Please cite our paper if you use any of the attributed graphs.
Keyword Aware Influential Community Search in Large Attributed Graphs
@article{islam2022keyword,
title={Keyword aware influential community search in large attributed graphs},
author={Islam, Md Saiful and Ali, Mohammed Eunus and Kang, Yong-Bin and Sellis, Timos and Choudhury, Farhana M and Roy, Shamik},
journal={Information Systems},
volume={104},
pages={101914},
year={2022},
doi = {10.1016/j.is.2021.101914},
url = {https://doi.org/10.1016%2Fj.is.2021.101914},
publisher={Elsevier}
}
To generate a query for OAG dataset, first, we choose the number of query terms randomly within [1,3]. Then we randomly choose a keyword from the most frequent 10,000 author-provided keywords. This keyword is taken as the first query term. We choose the rest of the query terms randomly. Any keyword that appears with the first query term in the author-provided keyword list is a candidate to be chosen as a query term. Additionally, we augment each keyword with its semantically similar keywords using our semantic keyword similarity model. For each set of query terms, we take both AND and OR predicates. Note that low-frequency keywords are usually very specific, and when we consider AND predicate among them, the communities may not be meaningful. For example, queries like “game simulation” AND “soil heat storage” do not yield meaningful communities. For this reason, we do not choose straightforward random keywords as a query. Parameters r and k_min are set to default values unless otherwise specified.
Queries for Twitter dataset are generated similarly as the OAG dataset. Keywords in a query are carefully chosen such that irrelevant keywords are not grouped together to ensure that we are searching for meaningful communities. We augment each keyword with its semantically similar keywords as well.

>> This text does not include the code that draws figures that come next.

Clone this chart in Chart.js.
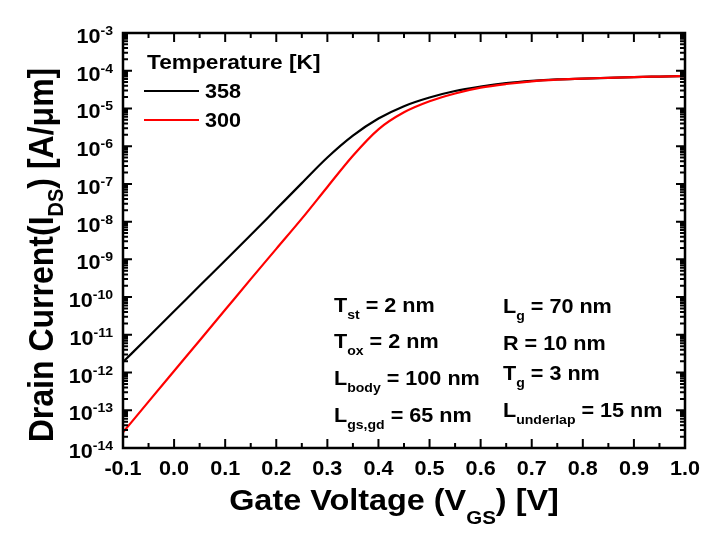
<!DOCTYPE html>
<html>
<head>
<meta charset="utf-8">
<script src="https://cdn.jsdelivr.net/npm/chart.js@4"></script>
<style>
  html, body { margin: 0; padding: 0; background: #fff; }
  #wrap { width: 720px; height: 544px; }
</style>
</head>
<body>
<div id="wrap"><canvas id="chart" width="720" height="544"></canvas></div>
<script>
// gate voltage (V) and drain current (A/um)
const voltage = [-0.1, -0.05, 0.0, 0.05, 0.1, 0.15, 0.2, 0.25, 0.3, 0.35, 0.4, 0.45,
  0.5, 0.55, 0.6, 0.65, 0.7, 0.75, 0.8, 0.85, 0.9, 0.95, 1.0];
const current358 = [1.9e-12, 8.9e-12, 4.2e-11, 2.0e-10, 9.3e-10, 4.4e-9, 2.15e-8, 1.05e-7,
  5.0e-7, 1.9e-6, 5.4e-6, 1.15e-5, 1.95e-5, 2.9e-5, 3.8e-5, 4.7e-5, 5.4e-5, 5.9e-5,
  6.2e-5, 6.5e-5, 6.8e-5, 7.0e-5, 7.2e-5];
const current300 = [2.6e-14, 1.7e-13, 1.1e-12, 7.1e-12, 4.6e-11, 3.0e-10, 1.9e-9, 1.2e-8,
  8.3e-8, 5.6e-7, 2.8e-6, 7.9e-6, 1.55e-5, 2.5e-5, 3.55e-5, 4.45e-5, 5.25e-5, 5.8e-5,
  6.2e-5, 6.5e-5, 6.8e-5, 7.0e-5, 7.2e-5];

const seriesLabels = ['358', '300'];
const seriesColors = ['#000000', '#ff0000'];
const legendTitle = 'Temperature [K]';

const xTicks = [-0.1, 0.0, 0.1, 0.2, 0.3, 0.4, 0.5, 0.6, 0.7, 0.8, 0.9, 1.0];
const xTickLabels = ['-0.1', '0.0', '0.1', '0.2', '0.3', '0.4', '0.5', '0.6', '0.7', '0.8', '0.9', '1.0'];
const yExponents = [-14, -13, -12, -11, -10, -9, -8, -7, -6, -5, -4, -3];

// parameter notes: [main, subscript, rest]
const notesLeft = [['T', 'st', ' = 2 nm'], ['T', 'ox', ' = 2 nm'], ['L', 'body', ' = 100 nm'], ['L', 'gs,gd', ' = 65 nm']];
const notesRight = [['L', 'g', ' = 70 nm'], ['R', '', ' = 10 nm'], ['T', 'g', ' = 3 nm'], ['L', 'underlap', ' = 15 nm']];

const FONT = '"Liberation Sans", Arial, sans-serif';
const SX = 1.08; // the source figure's text is a bit wide
const bold = (px) => `bold ${px}px ${FONT}`;

const toPoints = (ys) => voltage.map((v, i) => ({ x: v, y: ys[i] }));

// plain text, slightly widened
function text(ctx, s, x, y, size, align) {
  ctx.save();
  ctx.translate(x, y);
  ctx.scale(SX, 1);
  ctx.font = bold(size);
  ctx.textAlign = align;
  ctx.textBaseline = 'alphabetic';
  ctx.fillText(s, 0, 0);
  ctx.restore();
}

// [main, sub, rest] drawn in local coords starting at x0 on baseline 0
function rich(ctx, x0, parts, size, subSize, subDrop) {
  const [main, sub, rest] = parts;
  ctx.textAlign = 'left';
  ctx.textBaseline = 'alphabetic';
  ctx.font = bold(size);
  ctx.fillText(main, x0, 0);
  let cx = x0 + ctx.measureText(main).width;
  if (sub) {
    ctx.font = bold(subSize);
    ctx.fillText(sub, cx, subDrop);
    cx += ctx.measureText(sub).width;
  }
  ctx.font = bold(size);
  ctx.fillText(rest, cx, 0);
}

function richWidth(ctx, parts, size, subSize) {
  ctx.font = bold(size);
  let w = ctx.measureText(parts[0]).width + ctx.measureText(parts[2]).width;
  ctx.font = bold(subSize);
  w += ctx.measureText(parts[1]).width;
  return w;
}

const decor = {
  id: 'decor',
  afterDraw(chart) {
    const { ctx, chartArea: a, scales: { x, y } } = chart;
    ctx.save();
    ctx.fillStyle = '#000';
    ctx.strokeStyle = '#000';

    // ticks on all four sides, pointing inwards
    ctx.lineWidth = 2;
    ctx.beginPath();
    xTicks.forEach((v, i) => {
      const px = x.getPixelForValue(v);
      ctx.moveTo(px, a.bottom); ctx.lineTo(px, a.bottom - 9);
      ctx.moveTo(px, a.top); ctx.lineTo(px, a.top + 9);
      if (i < xTicks.length - 1) {
        const mx = x.getPixelForValue(v + 0.05);
        ctx.moveTo(mx, a.bottom); ctx.lineTo(mx, a.bottom - 5);
        ctx.moveTo(mx, a.top); ctx.lineTo(mx, a.top + 5);
      }
    });
    yExponents.forEach((e, i) => {
      const py = y.getPixelForValue(Math.pow(10, e));
      ctx.moveTo(a.left, py); ctx.lineTo(a.left + 9, py);
      ctx.moveTo(a.right, py); ctx.lineTo(a.right - 9, py);
      if (i < yExponents.length - 1) {
        for (let m = 2; m <= 9; m++) {
          const my = y.getPixelForValue(m * Math.pow(10, e));
          ctx.moveTo(a.left, my); ctx.lineTo(a.left + 5, my);
          ctx.moveTo(a.right, my); ctx.lineTo(a.right - 5, my);
        }
      }
    });
    ctx.stroke();

    // frame
    ctx.lineWidth = 2.5;
    ctx.strokeRect(a.left, a.top, a.right - a.left, a.bottom - a.top);

    // x tick labels
    xTicks.forEach((v, i) => {
      text(ctx, xTickLabels[i], x.getPixelForValue(v), a.bottom + 27, 20, 'center');
    });

    // y tick labels 10^n
    yExponents.forEach((e) => {
      const py = y.getPixelForValue(Math.pow(10, e));
      ctx.font = bold(13);
      const sw = ctx.measureText(String(e)).width * SX;
      const right = a.left - 10;
      text(ctx, String(e), right, py + 2, 13, 'right');
      text(ctx, '10', right - sw, py + 10, 20, 'right');
    });

    // x title
    const xt = ['Gate Voltage (V', 'GS', ') [V]'];
    ctx.save();
    ctx.translate(394, a.bottom + 62);
    ctx.scale(SX, 1);
    rich(ctx, -richWidth(ctx, xt, 30, 19) / 2, xt, 30, 19, 14);
    ctx.restore();

    // y title, rotated
    const yt = ['Drain Current(I', 'DS', ') [A/\u03bcm]'];
    ctx.save();
    ctx.translate(53, 255);
    ctx.scale(SX, 1);
    ctx.rotate(-Math.PI / 2);
    rich(ctx, -richWidth(ctx, yt, 32, 20) / 2, yt, 32, 20, 9);
    ctx.restore();

    // legend
    text(ctx, legendTitle, 147, 69, 21, 'left');
    seriesLabels.forEach((lab, i) => {
      const ly = 91 + i * 29;
      ctx.strokeStyle = seriesColors[i];
      ctx.lineWidth = 2;
      ctx.beginPath();
      ctx.moveTo(144, ly); ctx.lineTo(199, ly);
      ctx.stroke();
      ctx.fillStyle = '#000';
      text(ctx, lab, 205, ly + 7, 20, 'left');
    });

    // device parameters
    ctx.fillStyle = '#000';
    const leftBase = [312, 348, 385, 422];
    const rightBase = [313, 350, 380, 417];
    const note = (p, nx, ny) => {
      ctx.save();
      ctx.translate(nx, ny);
      ctx.scale(SX, 1);
      rich(ctx, 0, p, 20, 13, 7);
      ctx.restore();
    };
    notesLeft.forEach((p, i) => note(p, 334, leftBase[i]));
    notesRight.forEach((p, i) => note(p, 503, rightBase[i]));

    ctx.restore();
  }
};

new Chart(document.getElementById('chart'), {
  type: 'line',
  data: {
    datasets: [
      { label: seriesLabels[0], data: toPoints(current358), borderColor: seriesColors[0], order: 1 },
      { label: seriesLabels[1], data: toPoints(current300), borderColor: seriesColors[1], order: 0 },
    ],
  },
  options: {
    responsive: false,
    animation: false,
    devicePixelRatio: 1,
    layout: { padding: { top: 33, right: 35, left: 0, bottom: 0 } },
    elements: {
      point: { radius: 0 },
      line: { borderWidth: 2.2, cubicInterpolationMode: 'monotone', fill: false },
    },
    plugins: { legend: { display: false }, tooltip: { enabled: false } },
    scales: {
      x: {
        type: 'linear',
        min: -0.1,
        max: 1.0,
        grid: { display: false },
        border: { display: false },
        ticks: { display: false },
        afterFit: (s) => { s.height = 96; },
      },
      y: {
        type: 'logarithmic',
        min: 1e-14,
        max: 1e-3,
        grid: { display: false },
        border: { display: false },
        ticks: { display: false },
        afterFit: (s) => { s.width = 123; },
      },
    },
  },
  plugins: [decor],
});
</script>
</body>
</html>
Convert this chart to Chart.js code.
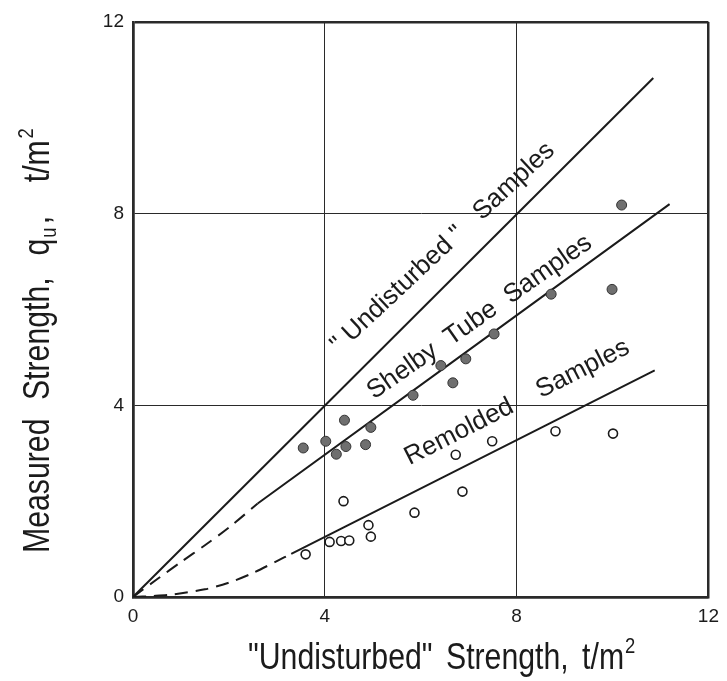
<!DOCTYPE html>
<html>
<head>
<meta charset="utf-8">
<script src="https://cdn.jsdelivr.net/npm/chart.js"></script>
<style>
  html, body { margin: 0; padding: 0; background: #fff; }
</style>
</head>
<body>
<canvas id="strengthChart" width="727" height="681"></canvas>
<script>
// data (t/m2)
const shelbyX = [3.55, 4.02, 4.41, 4.24, 4.44, 4.85, 4.96, 5.84, 6.42, 6.67, 6.94, 7.53, 8.72, 9.99, 10.19];
const shelbyY = [3.11, 3.25, 3.69, 2.98, 3.14, 3.18, 3.54, 4.21, 4.83, 4.47, 4.97, 5.49, 6.32, 6.42, 8.18];

const remoldedX = [3.60, 4.10, 4.34, 4.51, 4.96, 4.91, 4.39, 5.87, 6.87, 6.73, 7.49, 8.81, 10.01];
const remoldedY = [0.89, 1.15, 1.17, 1.18, 1.26, 1.50, 2.00, 1.76, 2.20, 2.97, 3.25, 3.46, 3.41];

// trend lines
const undisturbedLineX = [0, 10.85];
const undisturbedLineY = [0, 10.83];

const shelbyDashX = [0, 0.5, 1, 1.5, 2, 2.6];
const shelbyDashY = [0, 0.37, 0.73, 1.08, 1.45, 1.95];
const shelbyLineX = [2.6, 11.19];
const shelbyLineY = [1.95, 8.2];

const remoldedDashX = [0, 0.4, 0.8, 1.5, 2.0, 2.5, 3.0, 3.3];
const remoldedDashY = [0, 0.02, 0.05, 0.16, 0.3, 0.5, 0.75, 0.9];
const remoldedLineX = [3.3, 10.88];
const remoldedLineY = [0.9, 4.73];

const tickValues = [0, 4, 8, 12];

const zip = (xs, ys) => xs.map((x, i) => ({ x: x, y: ys[i] }));

const ink = '#1b1b1b';
const letterFont = '"Liberation Sans", Arial, sans-serif';

function trend(label, xs, ys, dashed) {
  return {
    type: 'line',
    label: label,
    data: zip(xs, ys),
    borderColor: ink,
    borderWidth: 2,
    borderDash: dashed ? [13, 8] : [],
    pointRadius: 0,
    tension: 0.3,
    fill: false,
    order: 2
  };
}

// rotated labels along the lines
const lineNotes = {
  id: 'lineNotes',
  afterDatasetsDraw(chart) {
    const { ctx, scales: { x, y } } = chart;
    const notes = [
      { text: '" Undisturbed "   Samples', x: 6.46, y: 7.29, angle: 43 },
      { text: 'Shelby  Tube  Samples', x: 7.23, y: 5.84, angle: 35 },
      { text: 'Remolded    Samples', x: 8.01, y: 4.06, angle: 27 }
    ];
    ctx.save();
    ctx.font = '26px ' + letterFont;
    ctx.fillStyle = ink;
    ctx.textAlign = 'center';
    ctx.textBaseline = 'middle';
    notes.forEach(n => {
      ctx.save();
      ctx.translate(x.getPixelForValue(n.x), y.getPixelForValue(n.y));
      ctx.rotate(-n.angle * Math.PI / 180);
      ctx.fillText(n.text, 0, 0);
      ctx.restore();
    });
    ctx.restore();
  }
};

// axis titles in narrow lettering, with the sub/superscripts
function drawRun(ctx, parts) {
  let pos = 0;
  parts.forEach(p => {
    pos += p.gap || 0;
    ctx.font = (p.size || 36) + 'px ' + letterFont;
    ctx.fillText(p.text, pos, p.dy || 0);
    pos += ctx.measureText(p.text).width;
  });
}

const axisTitles = {
  id: 'axisTitles',
  afterDraw(chart) {
    const { ctx } = chart;
    ctx.save();
    ctx.fillStyle = ink;
    ctx.textBaseline = 'alphabetic';
    ctx.textAlign = 'left';

    ctx.save();
    ctx.translate(248, 669);
    ctx.scale(0.84, 1);
    drawRun(ctx, [
      { text: '"Undisturbed"' },
      { text: 'Strength,', gap: 16 },
      { text: 't/m', gap: 16 },
      { text: '2', size: 22, dy: -16, gap: 1 }
    ]);
    ctx.restore();

    ctx.save();
    ctx.translate(49, 553);
    ctx.rotate(-Math.PI / 2);
    ctx.scale(0.84, 1);
    drawRun(ctx, [
      { text: 'Measured' },
      { text: 'Strength,', gap: 22 },
      { text: 'q', gap: 26 },
      { text: 'u', size: 22, dy: 7, gap: 1 },
      { text: ',', gap: 4 },
      { text: 't/m', gap: 40 },
      { text: '2', size: 22, dy: -16, gap: 2 }
    ]);
    ctx.restore();

    ctx.restore();
  }
};

const edgeWidth = (ctx) => (ctx.tick && (ctx.tick.value === 0 || ctx.tick.value === 12)) ? 2.5 : 1;

const config = {
  type: 'scatter',
  data: {
    datasets: [
      {
        label: 'Shelby Tube',
        data: zip(shelbyX, shelbyY),
        pointRadius: 5,
        pointBackgroundColor: '#6f6f6f',
        pointBorderColor: '#333',
        pointBorderWidth: 1,
        order: 0
      },
      {
        label: 'Remolded',
        data: zip(remoldedX, remoldedY),
        pointRadius: 4.5,
        pointBackgroundColor: '#fff',
        pointBorderColor: ink,
        pointBorderWidth: 1.6,
        order: 0
      },
      trend('Undisturbed line', undisturbedLineX, undisturbedLineY, false),
      trend('Shelby dashed', shelbyDashX, shelbyDashY, true),
      trend('Shelby line', shelbyLineX, shelbyLineY, false),
      trend('Remolded dashed', remoldedDashX, remoldedDashY, true),
      trend('Remolded line', remoldedLineX, remoldedLineY, false)
    ]
  },
  options: {
    responsive: false,
    animation: false,
    layout: { padding: { top: 22, right: 14, left: 0, bottom: 0 } },
    plugins: {
      legend: { display: false },
      tooltip: { enabled: false }
    },
    scales: {
      x: {
        type: 'linear',
        min: 0,
        max: 12,
        afterBuildTicks: (s) => { s.ticks = tickValues.map(v => ({ value: v })); },
        afterFit: (s) => { s.height = 84; },
        ticks: { color: ink, padding: 8, font: { family: letterFont, size: 19 } },
        grid: { color: '#2a2a2a', lineWidth: edgeWidth, drawTicks: false },
        border: { display: true, color: '#2a2a2a', width: 2.5 },
        title: { display: false }
      },
      y: {
        type: 'linear',
        min: 0,
        max: 12,
        afterBuildTicks: (s) => { s.ticks = tickValues.map(v => ({ value: v })); },
        afterFit: (s) => { s.width = 133; },
        ticks: { color: ink, padding: 9, font: { family: letterFont, size: 19 } },
        grid: { color: '#2a2a2a', lineWidth: edgeWidth, drawTicks: false },
        border: { display: true, color: '#2a2a2a', width: 2.5 },
        title: { display: false }
      }
    }
  },
  plugins: [lineNotes, axisTitles]
};

const strengthChart = new Chart(
  document.getElementById('strengthChart'),
  config
);
</script>
</body>
</html>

For Gowalla dataset, we randomly choose a location as the first keyword, and then choose 0-4 additional random locations within the radius of 5km from the first location. We do so because if the locations are very far from each other, there will be very few users who visit all the locations, thereby making the AND queries meaningless. For the entire query setup, we only consider the locations where at least 50 users checked in.